WHY IT MATTERS: The company’s improved results reflect a recovery in its aviation and maritime businesses. Gilat recently announced a broadened in-flight connectivity (IFC) partnership with Intelsat.
“On the maritime front, we are working hand-in-hand with SES (EPA:SESG) to introduce premium maritime service to cruise lines, and we expect the first ship to go online this quarter,” Chief Executive Adi Sfadia said during Gilat’s Q2 earnings call Tuesday.
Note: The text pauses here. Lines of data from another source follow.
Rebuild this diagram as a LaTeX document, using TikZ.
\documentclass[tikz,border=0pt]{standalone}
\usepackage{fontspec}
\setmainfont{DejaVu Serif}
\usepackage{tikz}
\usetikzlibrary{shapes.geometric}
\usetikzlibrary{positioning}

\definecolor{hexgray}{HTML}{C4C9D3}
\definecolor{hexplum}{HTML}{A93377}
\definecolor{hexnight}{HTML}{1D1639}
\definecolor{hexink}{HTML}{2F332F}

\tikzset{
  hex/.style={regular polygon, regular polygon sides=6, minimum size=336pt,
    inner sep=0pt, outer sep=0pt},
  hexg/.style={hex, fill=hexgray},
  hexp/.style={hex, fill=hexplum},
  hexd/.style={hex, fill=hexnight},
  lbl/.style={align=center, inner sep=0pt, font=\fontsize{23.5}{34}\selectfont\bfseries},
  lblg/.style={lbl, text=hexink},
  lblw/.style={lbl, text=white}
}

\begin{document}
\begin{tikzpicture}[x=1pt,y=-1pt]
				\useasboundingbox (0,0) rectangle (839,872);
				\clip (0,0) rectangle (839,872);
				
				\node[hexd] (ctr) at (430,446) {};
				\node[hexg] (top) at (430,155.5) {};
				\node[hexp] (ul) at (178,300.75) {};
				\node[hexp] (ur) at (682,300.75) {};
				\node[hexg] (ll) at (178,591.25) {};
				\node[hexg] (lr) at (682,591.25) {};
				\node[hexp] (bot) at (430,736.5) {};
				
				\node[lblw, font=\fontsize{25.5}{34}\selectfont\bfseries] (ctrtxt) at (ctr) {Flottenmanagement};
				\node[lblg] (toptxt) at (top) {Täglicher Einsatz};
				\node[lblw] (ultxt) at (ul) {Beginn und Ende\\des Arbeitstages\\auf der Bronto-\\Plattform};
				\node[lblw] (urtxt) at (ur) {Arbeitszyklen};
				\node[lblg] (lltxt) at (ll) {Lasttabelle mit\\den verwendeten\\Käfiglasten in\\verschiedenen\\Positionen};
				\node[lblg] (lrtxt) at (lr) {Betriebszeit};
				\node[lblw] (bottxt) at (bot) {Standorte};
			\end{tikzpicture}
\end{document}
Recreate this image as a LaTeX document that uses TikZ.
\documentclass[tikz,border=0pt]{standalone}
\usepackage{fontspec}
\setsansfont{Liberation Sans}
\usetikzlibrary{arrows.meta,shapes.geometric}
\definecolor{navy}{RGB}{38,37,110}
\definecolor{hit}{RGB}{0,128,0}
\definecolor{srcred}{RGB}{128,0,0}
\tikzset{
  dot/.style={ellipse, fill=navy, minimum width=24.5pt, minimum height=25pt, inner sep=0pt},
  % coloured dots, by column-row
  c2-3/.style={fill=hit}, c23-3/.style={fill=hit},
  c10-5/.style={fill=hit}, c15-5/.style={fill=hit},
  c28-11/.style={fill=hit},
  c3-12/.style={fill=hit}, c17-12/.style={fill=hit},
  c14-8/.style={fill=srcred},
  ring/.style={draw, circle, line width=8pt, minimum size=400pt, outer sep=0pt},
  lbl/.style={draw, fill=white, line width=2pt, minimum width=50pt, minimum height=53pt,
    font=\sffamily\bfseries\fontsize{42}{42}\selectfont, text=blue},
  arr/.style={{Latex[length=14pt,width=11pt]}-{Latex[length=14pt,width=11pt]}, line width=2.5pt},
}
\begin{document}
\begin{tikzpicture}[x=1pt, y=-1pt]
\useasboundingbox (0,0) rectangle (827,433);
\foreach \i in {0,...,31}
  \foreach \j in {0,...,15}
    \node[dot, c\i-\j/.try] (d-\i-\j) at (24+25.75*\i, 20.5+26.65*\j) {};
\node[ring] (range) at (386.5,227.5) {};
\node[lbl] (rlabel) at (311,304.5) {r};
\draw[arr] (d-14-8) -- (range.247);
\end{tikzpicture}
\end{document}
BY THE NUMBERS: The company is on track for a 2022 GAAP operating profit of $5 million to $9 million, up from $2.2 million in 2021, according to its earnings presentation. Highlights from Q2 include:
- GAAP gross margin of 36%, up from 30% in Q2 2021;
- Balance sheet with $71 million in cash and cash equivalent with no debt; and
- $8 million follow-on order from an unnamed low Earth orbit (LEO) constellation.
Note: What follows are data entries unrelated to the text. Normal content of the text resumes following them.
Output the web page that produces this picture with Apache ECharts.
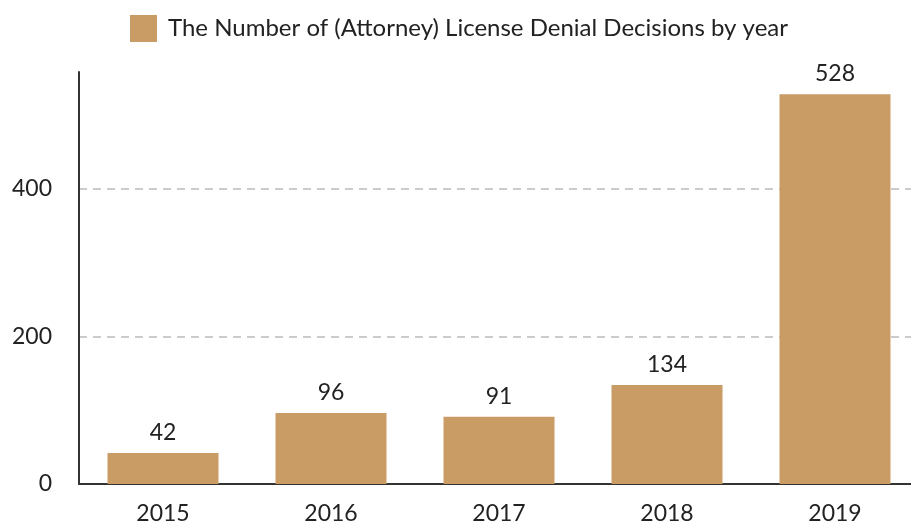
<!DOCTYPE html>
<html>
<head>
<meta charset="utf-8">
<script src="https://cdn.jsdelivr.net/npm/echarts@6/dist/echarts.min.js"></script>
<style>
  html, body { margin: 0; padding: 0; background: #fff; overflow: hidden; }
  #chart { width: 930px; height: 527px; }
</style>
</head>
<body>
<div id="chart"></div>
<script>
// data
const years = ['2015', '2016', '2017', '2018', '2019'];
const denials = [42, 96, 91, 134, 528];
const seriesName = 'The Number of (Attorney) License Denial Decisions by year';

const barColor = '#C99B65';
const fontFamily = 'Lato, "Open Sans", sans-serif';

// the original plot runs a little past the right edge, so the canvas is wider than the window
const myChart = echarts.init(document.getElementById('chart'));
const option = {
  animation: false,
  textStyle: { fontFamily },
  legend: {
    top: 10,
    left: 125,
    itemWidth: 27,
    itemHeight: 27,
    icon: 'rect',
    selectedMode: false,
    textStyle: { fontSize: 24, color: '#222', fontFamily, padding: [0, 0, 0, 6] },
    data: [seriesName]
  },
  grid: {
    left: 79,
    top: 72,
    right: 11,
    bottom: 43
  },
  xAxis: {
    type: 'category',
    data: years,
    axisLine: { lineStyle: { color: '#333', width: 2 } },
    axisTick: { show: false },
    axisLabel: { fontSize: 23, color: '#222', margin: 18, fontFamily }
  },
  yAxis: {
    type: 'value',
    min: 0,
    max: 558,
    interval: 200,
    axisLine: { show: true, lineStyle: { color: '#333', width: 2 } },
    axisTick: { show: false },
    axisLabel: {
      fontSize: 23,
      color: '#222',
      margin: 27,
      fontFamily,
      formatter: (v) => (v % 200 === 0 ? String(v) : '')
    },
    splitLine: {
      show: true,
      lineStyle: {
        type: [8, 6],
        width: 2,
        color: ['#ccc', '#ccc', '#ccc', 'rgba(0,0,0,0)']
      }
    }
  },
  series: [
    {
      name: seriesName,
      type: 'bar',
      barWidth: 111,
      data: denials,
      itemStyle: { color: barColor },
      label: {
        show: true,
        position: 'top',
        distance: 9,
        fontSize: 23,
        color: '#222',
        fontFamily
      }
    }
  ]
};
myChart.setOption(option);
</script>
</body>
</html>
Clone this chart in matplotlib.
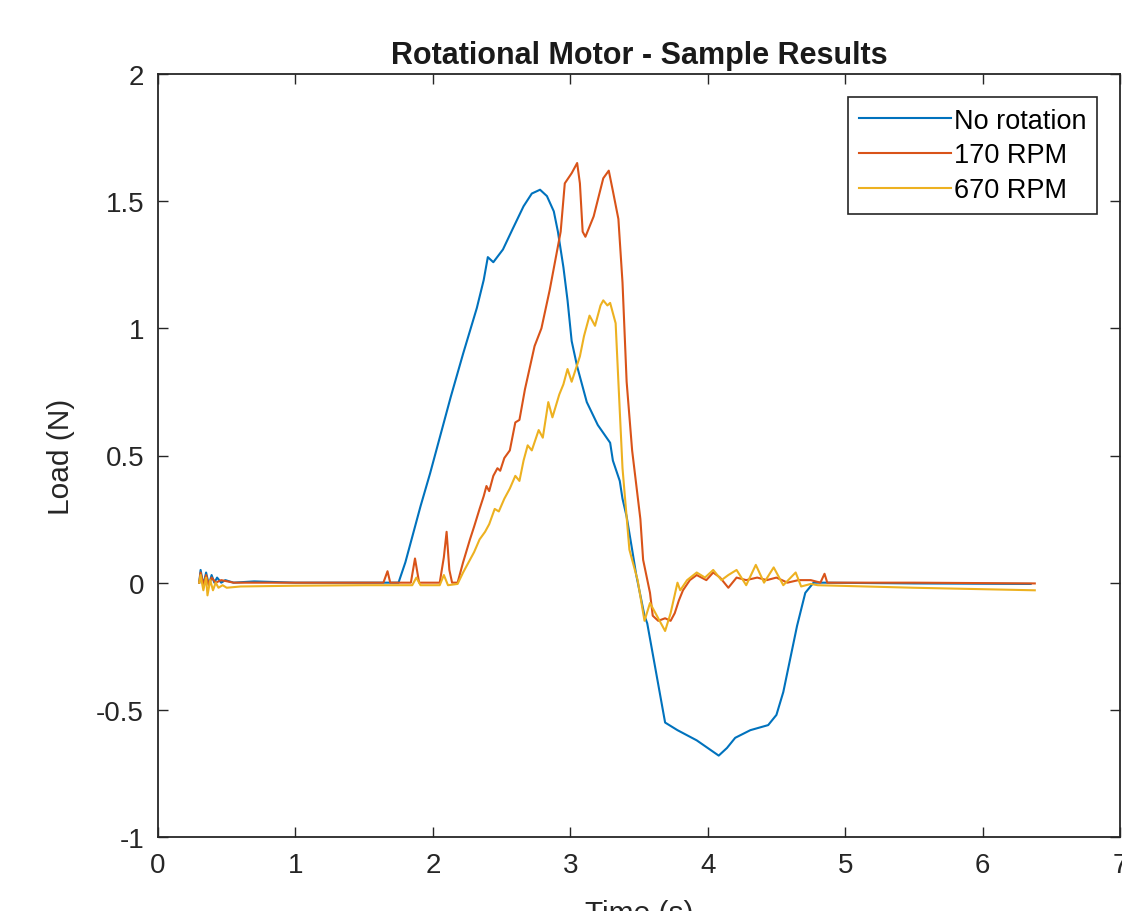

STATE OF PLAY: Gilat’s investments in R&D resulted in an 8% year-over-year uptick in operating expenses for Q2 at $18.3 million, Gil Benyamini, chief financial officer, said on the call.
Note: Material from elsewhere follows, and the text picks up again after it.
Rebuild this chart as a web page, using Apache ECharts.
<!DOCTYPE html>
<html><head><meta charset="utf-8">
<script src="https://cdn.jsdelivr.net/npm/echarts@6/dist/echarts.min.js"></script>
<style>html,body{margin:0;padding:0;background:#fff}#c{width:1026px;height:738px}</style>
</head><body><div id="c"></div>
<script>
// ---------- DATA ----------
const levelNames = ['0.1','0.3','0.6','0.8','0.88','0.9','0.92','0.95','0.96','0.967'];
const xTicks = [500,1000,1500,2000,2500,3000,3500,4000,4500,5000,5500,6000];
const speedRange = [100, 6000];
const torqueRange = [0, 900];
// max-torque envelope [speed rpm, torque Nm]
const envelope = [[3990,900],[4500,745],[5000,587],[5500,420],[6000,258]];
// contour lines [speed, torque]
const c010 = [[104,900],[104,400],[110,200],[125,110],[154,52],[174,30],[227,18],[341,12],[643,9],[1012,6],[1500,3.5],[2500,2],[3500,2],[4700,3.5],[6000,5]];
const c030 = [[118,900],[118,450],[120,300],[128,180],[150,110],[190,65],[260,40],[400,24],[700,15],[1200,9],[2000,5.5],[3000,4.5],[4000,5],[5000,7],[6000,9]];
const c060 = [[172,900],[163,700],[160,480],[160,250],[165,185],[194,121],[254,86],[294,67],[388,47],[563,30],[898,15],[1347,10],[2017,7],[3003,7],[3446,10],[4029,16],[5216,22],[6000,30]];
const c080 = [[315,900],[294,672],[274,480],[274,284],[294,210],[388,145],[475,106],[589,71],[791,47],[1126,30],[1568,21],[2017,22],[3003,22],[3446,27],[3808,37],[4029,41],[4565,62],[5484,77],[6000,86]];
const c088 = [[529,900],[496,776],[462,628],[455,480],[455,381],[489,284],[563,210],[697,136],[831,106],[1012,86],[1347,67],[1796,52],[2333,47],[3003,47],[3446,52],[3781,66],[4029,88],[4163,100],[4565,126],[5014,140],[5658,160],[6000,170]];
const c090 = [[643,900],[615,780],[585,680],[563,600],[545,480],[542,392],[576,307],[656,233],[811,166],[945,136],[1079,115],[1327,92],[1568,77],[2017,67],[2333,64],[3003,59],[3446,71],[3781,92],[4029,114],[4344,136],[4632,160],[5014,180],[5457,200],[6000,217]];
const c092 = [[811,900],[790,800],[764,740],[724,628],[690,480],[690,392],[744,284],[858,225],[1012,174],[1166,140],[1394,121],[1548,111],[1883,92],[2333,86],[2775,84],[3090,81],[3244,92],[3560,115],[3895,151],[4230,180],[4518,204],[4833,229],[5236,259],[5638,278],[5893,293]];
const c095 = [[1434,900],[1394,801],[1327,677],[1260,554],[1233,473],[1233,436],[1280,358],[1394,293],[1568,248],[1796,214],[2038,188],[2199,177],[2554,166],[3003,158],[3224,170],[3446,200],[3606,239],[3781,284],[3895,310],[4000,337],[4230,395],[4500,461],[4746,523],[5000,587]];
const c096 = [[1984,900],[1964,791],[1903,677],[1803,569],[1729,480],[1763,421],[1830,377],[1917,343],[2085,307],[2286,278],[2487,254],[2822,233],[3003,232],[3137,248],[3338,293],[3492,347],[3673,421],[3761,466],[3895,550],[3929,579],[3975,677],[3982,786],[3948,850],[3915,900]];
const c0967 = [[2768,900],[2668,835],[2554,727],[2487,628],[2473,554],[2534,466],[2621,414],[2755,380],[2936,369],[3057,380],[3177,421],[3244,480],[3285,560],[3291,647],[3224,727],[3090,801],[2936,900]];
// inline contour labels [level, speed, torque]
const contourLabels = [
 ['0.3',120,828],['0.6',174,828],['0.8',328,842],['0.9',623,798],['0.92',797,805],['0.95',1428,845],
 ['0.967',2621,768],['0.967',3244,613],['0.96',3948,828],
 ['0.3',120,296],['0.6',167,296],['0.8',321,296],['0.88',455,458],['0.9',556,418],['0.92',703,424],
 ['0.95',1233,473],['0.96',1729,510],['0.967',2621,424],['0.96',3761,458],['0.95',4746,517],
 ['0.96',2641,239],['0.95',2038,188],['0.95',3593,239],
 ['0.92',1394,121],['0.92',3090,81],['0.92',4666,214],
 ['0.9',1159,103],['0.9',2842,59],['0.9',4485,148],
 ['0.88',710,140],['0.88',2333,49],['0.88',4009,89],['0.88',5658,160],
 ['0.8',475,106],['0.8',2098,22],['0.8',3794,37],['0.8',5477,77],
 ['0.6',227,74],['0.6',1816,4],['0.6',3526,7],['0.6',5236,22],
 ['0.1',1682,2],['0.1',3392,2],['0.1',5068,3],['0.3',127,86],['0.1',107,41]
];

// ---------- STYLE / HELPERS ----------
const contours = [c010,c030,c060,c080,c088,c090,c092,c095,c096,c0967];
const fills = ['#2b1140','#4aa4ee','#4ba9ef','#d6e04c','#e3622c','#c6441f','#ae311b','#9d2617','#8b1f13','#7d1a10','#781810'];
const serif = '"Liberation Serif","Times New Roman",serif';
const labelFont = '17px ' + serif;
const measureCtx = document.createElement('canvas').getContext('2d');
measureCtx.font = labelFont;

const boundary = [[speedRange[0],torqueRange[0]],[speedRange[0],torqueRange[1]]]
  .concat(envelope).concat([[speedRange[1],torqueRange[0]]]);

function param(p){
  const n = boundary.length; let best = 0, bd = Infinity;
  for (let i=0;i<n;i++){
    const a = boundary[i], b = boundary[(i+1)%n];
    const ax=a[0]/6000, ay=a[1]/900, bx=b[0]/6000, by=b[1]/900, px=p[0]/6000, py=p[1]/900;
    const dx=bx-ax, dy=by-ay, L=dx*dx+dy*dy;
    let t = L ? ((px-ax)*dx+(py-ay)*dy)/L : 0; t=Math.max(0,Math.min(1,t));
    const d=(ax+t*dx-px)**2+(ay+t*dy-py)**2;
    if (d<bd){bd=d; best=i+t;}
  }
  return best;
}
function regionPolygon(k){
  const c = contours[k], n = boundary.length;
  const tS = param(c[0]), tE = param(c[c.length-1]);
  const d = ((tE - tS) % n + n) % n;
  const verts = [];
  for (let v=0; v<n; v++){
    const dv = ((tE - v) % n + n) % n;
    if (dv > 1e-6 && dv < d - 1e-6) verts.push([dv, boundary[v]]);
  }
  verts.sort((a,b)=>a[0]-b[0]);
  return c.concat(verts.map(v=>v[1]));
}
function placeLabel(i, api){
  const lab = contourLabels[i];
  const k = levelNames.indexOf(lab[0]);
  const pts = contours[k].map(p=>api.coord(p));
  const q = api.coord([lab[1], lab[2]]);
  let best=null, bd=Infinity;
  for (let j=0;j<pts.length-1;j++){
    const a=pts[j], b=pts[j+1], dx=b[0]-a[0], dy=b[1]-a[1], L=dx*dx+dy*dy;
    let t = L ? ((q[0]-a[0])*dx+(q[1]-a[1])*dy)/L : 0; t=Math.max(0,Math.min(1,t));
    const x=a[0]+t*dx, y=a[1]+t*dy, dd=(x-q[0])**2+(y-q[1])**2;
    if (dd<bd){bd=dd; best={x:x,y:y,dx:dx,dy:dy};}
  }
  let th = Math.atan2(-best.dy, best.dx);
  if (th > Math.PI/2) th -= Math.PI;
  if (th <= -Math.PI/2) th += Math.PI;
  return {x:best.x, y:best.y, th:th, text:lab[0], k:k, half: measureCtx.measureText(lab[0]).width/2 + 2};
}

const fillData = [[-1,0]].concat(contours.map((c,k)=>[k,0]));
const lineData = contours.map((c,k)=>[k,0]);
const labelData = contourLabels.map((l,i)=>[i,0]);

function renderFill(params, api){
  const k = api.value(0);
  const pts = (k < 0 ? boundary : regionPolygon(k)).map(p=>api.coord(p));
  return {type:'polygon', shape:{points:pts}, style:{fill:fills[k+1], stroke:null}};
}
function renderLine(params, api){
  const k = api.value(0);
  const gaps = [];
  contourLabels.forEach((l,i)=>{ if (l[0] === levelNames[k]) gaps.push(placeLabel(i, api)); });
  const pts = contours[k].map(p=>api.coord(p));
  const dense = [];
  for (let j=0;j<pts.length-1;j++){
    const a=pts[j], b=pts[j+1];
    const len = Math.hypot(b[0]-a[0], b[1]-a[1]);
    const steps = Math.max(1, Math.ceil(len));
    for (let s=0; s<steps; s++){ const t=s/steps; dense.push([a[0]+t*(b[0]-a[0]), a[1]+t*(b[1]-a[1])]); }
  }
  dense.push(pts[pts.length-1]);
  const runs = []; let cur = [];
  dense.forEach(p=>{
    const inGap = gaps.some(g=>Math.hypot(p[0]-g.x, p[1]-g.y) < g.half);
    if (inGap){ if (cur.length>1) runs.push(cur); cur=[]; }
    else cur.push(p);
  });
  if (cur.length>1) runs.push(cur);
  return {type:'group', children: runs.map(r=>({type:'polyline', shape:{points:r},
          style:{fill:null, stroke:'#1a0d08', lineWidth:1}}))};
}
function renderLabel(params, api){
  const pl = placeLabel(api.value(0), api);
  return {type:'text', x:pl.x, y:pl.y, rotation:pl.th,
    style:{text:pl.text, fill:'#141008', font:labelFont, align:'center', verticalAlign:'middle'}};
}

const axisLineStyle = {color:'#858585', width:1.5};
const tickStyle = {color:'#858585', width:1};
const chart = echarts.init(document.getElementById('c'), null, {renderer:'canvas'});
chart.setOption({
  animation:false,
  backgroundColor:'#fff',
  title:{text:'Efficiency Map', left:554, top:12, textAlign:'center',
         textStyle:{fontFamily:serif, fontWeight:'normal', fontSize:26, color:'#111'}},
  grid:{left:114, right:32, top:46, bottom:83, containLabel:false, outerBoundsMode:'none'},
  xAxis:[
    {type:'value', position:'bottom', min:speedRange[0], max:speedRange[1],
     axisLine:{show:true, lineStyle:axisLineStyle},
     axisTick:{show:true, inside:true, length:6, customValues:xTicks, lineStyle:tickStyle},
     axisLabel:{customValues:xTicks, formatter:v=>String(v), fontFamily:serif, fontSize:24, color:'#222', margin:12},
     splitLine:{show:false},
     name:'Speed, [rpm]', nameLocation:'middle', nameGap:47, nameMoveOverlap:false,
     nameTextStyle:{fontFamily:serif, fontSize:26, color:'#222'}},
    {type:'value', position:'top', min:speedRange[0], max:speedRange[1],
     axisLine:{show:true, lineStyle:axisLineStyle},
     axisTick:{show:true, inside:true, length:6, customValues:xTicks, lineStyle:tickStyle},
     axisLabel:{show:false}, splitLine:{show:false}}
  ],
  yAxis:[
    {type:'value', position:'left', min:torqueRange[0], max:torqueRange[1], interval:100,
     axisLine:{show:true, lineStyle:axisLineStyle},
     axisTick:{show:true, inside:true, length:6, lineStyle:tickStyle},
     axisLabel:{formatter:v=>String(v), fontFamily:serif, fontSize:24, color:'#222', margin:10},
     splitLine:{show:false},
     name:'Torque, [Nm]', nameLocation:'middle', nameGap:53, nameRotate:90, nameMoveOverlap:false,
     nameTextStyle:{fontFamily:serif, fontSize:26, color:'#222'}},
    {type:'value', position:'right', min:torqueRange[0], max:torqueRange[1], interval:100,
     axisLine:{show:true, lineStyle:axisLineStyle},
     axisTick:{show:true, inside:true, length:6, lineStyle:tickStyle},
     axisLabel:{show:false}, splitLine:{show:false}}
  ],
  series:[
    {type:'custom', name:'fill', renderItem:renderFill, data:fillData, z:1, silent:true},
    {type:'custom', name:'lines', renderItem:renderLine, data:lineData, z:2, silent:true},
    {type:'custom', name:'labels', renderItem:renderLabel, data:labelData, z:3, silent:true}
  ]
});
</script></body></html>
NOTEWORTHY: Development of the company’s electronically steered antenna is “continuing to progress, but not as we wanted,” Sfadia said, because “right now, there is no customer who is willing to … support finishing the design. In the end, you can develop those kinds of antennas up until a specific point where you need a customer to make sure that it fits the exact trade and the exact aircraft.”
Regarding the Eutelsat (EPA:ETL)-OneWeb merger, Sfadia said, “We have a good relationship with Eutelsat and we hope that the merger can open opportunities for us also with OneWeb base.”
MARKET REACTION: Shares of Gilat were trading at $7.14 as of 3:20 p.m. today, up 3.3% from market open.
THE BOTTOM LINE: The company is projecting 2022 revenues of $245 million to $265 million “even as we consider challenges such as the supply chain turmoil and our continued strong investment in R&D,” Sfadia said.